In the midst of the coronavirus, a sliver of good news has emerged; battery electric vehicles (BEVs) seem to be thriving in comparison with their polluting ICE alternatives.
Of the 4,321 cars registered in April, 1,374 were BEVs, accounting for 31.8% of the market. This unprecedented increase made BEVs more popular than diesel, and almost as popular as traditional petrol cars.
While the number of cars on the road plummets, local air pollution throughout the UK has improved considerably. Cleaner air has been linked to improved respiratory health, and electric cars emit significantly less particulate matter and NO2 than ICE vehicles.
The question is, will this last? Will consumer behaviour change, now that we have glimpsed a future of cleaner air that could be brought about by electric cars? Hopefully, this trend will continue long after the threat of COVID-19 passes, as the imminent danger of the climate crisis continues to loom.

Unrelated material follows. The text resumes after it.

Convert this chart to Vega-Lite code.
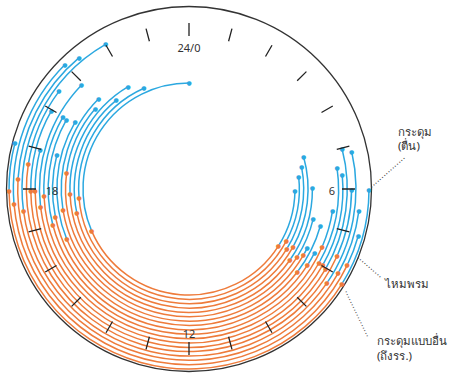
{
  "$schema": "https://vega.github.io/schema/vega-lite/v6.json",
  "width": 366,
  "height": 366,
  "autosize": "none",
  "padding": {"left": 6, "top": 6, "right": 78, "bottom": 5},
  "background": "white",
  "config": {"view": {"stroke": null}},
  "datasets": {
    "days": [
      {"ring": 0, "wake": 6.07, "arrive": 8.17, "leave": 16.45, "sleep": 24.0},
      {"ring": 1, "wake": 5.58, "arrive": 7.87, "leave": 17.68, "sleep": 22.39},
      {"ring": 2, "wake": 5.26, "arrive": 8.10, "leave": 17.20, "sleep": 21.37},
      {"ring": 3, "wake": 4.95, "arrive": 7.94, "leave": 17.84, "sleep": 21.95},
      {"ring": 4, "wake": 5.97, "arrive": 8.34, "leave": 18.49, "sleep": 20.71},
      {"ring": 5, "wake": 6.91, "arrive": 8.15, "leave": 17.36, "sleep": 21.0},
      {"ring": 6, "wake": 7.77, "arrive": 8.00, "leave": 16.51, "sleep": 20.03},
      {"ring": 7, "wake": 7.05, "arrive": 8.49, "leave": 17.21, "sleep": 18.97},
      {"ring": 8, "wake": 7.79, "arrive": 8.19, "leave": 17.02, "sleep": 19.97},
      {"ring": 9, "wake": 6.58, "arrive": 7.57, "leave": 17.81, "sleep": 19.98},
      {"ring": 10, "wake": 5.46, "arrive": 7.97, "leave": 17.53, "sleep": 20.93},
      {"ring": 11, "wake": 5.65, "arrive": 7.97, "leave": 17.95, "sleep": 18.97},
      {"ring": 12, "wake": 5.03, "arrive": 8.02, "leave": 17.95, "sleep": 19.97},
      {"ring": 13, "wake": 6.02, "arrive": 7.63, "leave": 18.60, "sleep": 20.46},
      {"ring": 14, "wake": 5.14, "arrive": 8.29, "leave": 17.49, "sleep": 22.0},
      {"ring": 15, "wake": 6.49, "arrive": 7.96, "leave": 18.23, "sleep": 21.34},
      {"ring": 16, "wake": 7.03, "arrive": 7.72, "leave": 17.67, "sleep": 21.0},
      {"ring": 17, "wake": 6.02, "arrive": 8.12, "leave": 17.95, "sleep": 18.98}
    ],
    "hours": [
      {"h": 0}, {"h": 1}, {"h": 2}, {"h": 3}, {"h": 4}, {"h": 5}, {"h": 6}, {"h": 7},
      {"h": 8}, {"h": 9}, {"h": 10}, {"h": 11}, {"h": 12}, {"h": 13}, {"h": 14}, {"h": 15},
      {"h": 16}, {"h": 17}, {"h": 18}, {"h": 19}, {"h": 20}, {"h": 21}, {"h": 22}, {"h": 23}
    ],
    "labels": [
      {"h": 0, "label": "24/0"},
      {"h": 6, "label": "6"},
      {"h": 12, "label": "12"},
      {"h": 18, "label": "18"}
    ]
  },
  "layer": [
    {
      "data": {"values": [{}]},
      "mark": {"type": "arc", "theta": 0, "theta2": 6.2832, "radius": 182.5, "radius2": 182.5, "fill": null, "stroke": "#333333", "strokeWidth": 1.3},
      "encoding": {}
    },
    {
      "data": {"name": "days"},
      "mark": {"type": "arc", "fill": null, "stroke": "#2BA8E0", "strokeWidth": 1.5},
      "encoding": {
        "theta": {"field": "wake", "type": "quantitative", "stack": null, "scale": {"domain": [0, 24], "range": [0, 6.283185307]}},
        "theta2": {"field": "arrive"},
        "radius": {"field": "ring", "type": "quantitative", "scale": {"type": "linear", "domain": [0, 17], "range": [106, 180], "zero": false}},
        "radius2": {"field": "ring"}
      }
    },
    {
      "data": {"name": "days"},
      "mark": {"type": "arc", "fill": null, "stroke": "#2BA8E0", "strokeWidth": 1.5},
      "encoding": {
        "theta": {"field": "leave", "type": "quantitative", "stack": null, "scale": {"domain": [0, 24], "range": [0, 6.283185307]}},
        "theta2": {"field": "sleep"},
        "radius": {"field": "ring", "type": "quantitative", "scale": {"type": "linear", "domain": [0, 17], "range": [106, 180], "zero": false}},
        "radius2": {"field": "ring"}
      }
    },
    {
      "data": {"name": "days"},
      "mark": {"type": "arc", "fill": null, "stroke": "#EE7B3B", "strokeWidth": 1.5},
      "encoding": {
        "theta": {"field": "arrive", "type": "quantitative", "stack": null, "scale": {"domain": [0, 24], "range": [0, 6.283185307]}},
        "theta2": {"field": "leave"},
        "radius": {"field": "ring", "type": "quantitative", "scale": {"type": "linear", "domain": [0, 17], "range": [106, 180], "zero": false}},
        "radius2": {"field": "ring"}
      }
    },
    {
      "data": {"name": "days"},
      "mark": {"type": "text", "text": "●", "font": "DejaVu Sans", "fontSize": 6, "color": "#2BA8E0", "align": "center", "baseline": "middle"},
      "encoding": {
        "theta": {"field": "wake", "type": "quantitative", "stack": null, "scale": {"domain": [0, 24], "range": [0, 6.283185307]}},
        "radius": {"field": "ring", "type": "quantitative", "scale": {"type": "linear", "domain": [0, 17], "range": [106, 180], "zero": false}}
      }
    },
    {
      "data": {"name": "days"},
      "mark": {"type": "text", "text": "●", "font": "DejaVu Sans", "fontSize": 6, "color": "#2BA8E0", "align": "center", "baseline": "middle"},
      "encoding": {
        "theta": {"field": "sleep", "type": "quantitative", "stack": null, "scale": {"domain": [0, 24], "range": [0, 6.283185307]}},
        "radius": {"field": "ring", "type": "quantitative", "scale": {"type": "linear", "domain": [0, 17], "range": [106, 180], "zero": false}}
      }
    },
    {
      "data": {"name": "days"},
      "mark": {"type": "text", "text": "●", "font": "DejaVu Sans", "fontSize": 6, "color": "#EE7B3B", "align": "center", "baseline": "middle"},
      "encoding": {
        "theta": {"field": "arrive", "type": "quantitative", "stack": null, "scale": {"domain": [0, 24], "range": [0, 6.283185307]}},
        "radius": {"field": "ring", "type": "quantitative", "scale": {"type": "linear", "domain": [0, 17], "range": [106, 180], "zero": false}}
      }
    },
    {
      "data": {"name": "days"},
      "mark": {"type": "text", "text": "●", "font": "DejaVu Sans", "fontSize": 6, "color": "#EE7B3B", "align": "center", "baseline": "middle"},
      "encoding": {
        "theta": {"field": "leave", "type": "quantitative", "stack": null, "scale": {"domain": [0, 24], "range": [0, 6.283185307]}},
        "radius": {"field": "ring", "type": "quantitative", "scale": {"type": "linear", "domain": [0, 17], "range": [106, 180], "zero": false}}
      }
    },
    {
      "data": {"name": "hours"},
      "mark": {"type": "arc", "radius": 166, "radius2": 153, "fill": null, "stroke": "#222222", "strokeWidth": 1.3},
      "encoding": {
        "theta": {"field": "h", "type": "quantitative", "stack": null, "scale": {"domain": [0, 24], "range": [0, 6.283185307]}},
        "theta2": {"field": "h"}
      }
    },
    {
      "data": {"name": "labels"},
      "transform": [{"filter": "datum.h != 18"}],
      "mark": {"type": "text", "radius": 143, "dy": 2.5, "font": "Noto Sans", "fontSize": 11, "color": "#333333", "align": "center", "baseline": "middle"},
      "encoding": {
        "theta": {"field": "h", "type": "quantitative", "stack": null, "scale": {"domain": [0, 24], "range": [0, 6.283185307]}},
        "text": {"field": "label"}
      }
    },
    {
      "data": {"name": "labels"},
      "transform": [{"filter": "datum.h == 18"}],
      "mark": {"type": "text", "radius": 137, "dy": 2.5, "font": "Noto Sans", "fontSize": 11, "color": "#333333", "align": "center", "baseline": "middle"},
      "encoding": {
        "theta": {"field": "h", "type": "quantitative", "stack": null, "scale": {"domain": [0, 24], "range": [0, 6.283185307]}},
        "text": {"field": "label"}
      }
    },
    {
      "data": {"values": [{}]},
      "mark": {"type": "text", "text": ["กระดุม", "(ตื่น)"], "radius": 216.4, "align": "left", "baseline": "middle", "fontSize": 11.5, "lineHeight": 14, "font": "Noto Sans", "color": "#333333"},
      "encoding": {"theta": {"datum": 5.0, "type": "quantitative", "scale": {"domain": [0, 24], "range": [0, 6.283185307]}}}
    },
    {
      "data": {"values": [{}]},
      "mark": {"type": "text", "text": "ไหมพรม", "radius": 218.5, "align": "left", "baseline": "middle", "fontSize": 11.5, "font": "Noto Sans", "color": "#333333"},
      "encoding": {"theta": {"datum": 7.74, "type": "quantitative", "scale": {"domain": [0, 24], "range": [0, 6.283185307]}}}
    },
    {
      "data": {"values": [{}]},
      "mark": {"type": "text", "text": ["กระดุมแบบอื่น", "(ถึงรร.)"], "radius": 242.4, "align": "left", "baseline": "middle", "fontSize": 11.5, "lineHeight": 15, "font": "Noto Sans", "color": "#333333"},
      "encoding": {"theta": {"datum": 8.61, "type": "quantitative", "scale": {"domain": [0, 24], "range": [0, 6.283185307]}}}
    },
    {
      "data": {"values": [{}]},
      "mark": {"type": "text", "text": "················", "radius": 199.6, "angle": 318.6, "align": "center", "baseline": "middle", "fontSize": 9, "font": "DejaVu Sans", "color": "#444444"},
      "encoding": {"theta": {"datum": 5.69, "type": "quantitative", "scale": {"domain": [0, 24], "range": [0, 6.283185307]}}}
    },
    {
      "data": {"values": [{}]},
      "mark": {"type": "text", "text": "···········", "radius": 196.4, "angle": 41, "align": "center", "baseline": "middle", "fontSize": 9, "font": "DejaVu Sans", "color": "#444444"},
      "encoding": {"theta": {"datum": 7.57, "type": "quantitative", "scale": {"domain": [0, 24], "range": [0, 6.283185307]}}}
    },
    {
      "data": {"values": [{}]},
      "mark": {"type": "text", "text": "··················", "radius": 209, "angle": 64.4, "align": "center", "baseline": "middle", "fontSize": 9, "font": "DejaVu Sans", "color": "#444444"},
      "encoding": {"theta": {"datum": 8.45, "type": "quantitative", "scale": {"domain": [0, 24], "range": [0, 6.283185307]}}}
    }
  ]
}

However, it’s misleading to assume that the reason EV uptake has not been as rapid as it could be is that drivers are unaware or uncaring about air pollution. The upfront cost of purchasing electric vehicles is still prohibitive for many, and the lack of public charging infrastructure makes the reality of owning an EV challenging for those without off street parking.
In order to support this trend of improved awareness of the environmental benefits of electric cars, we need to improve access to affordable, reliable charging everywhere. Not just in cities and charging hubs, but for destinations where drivers are already parking for long enough to get charged up.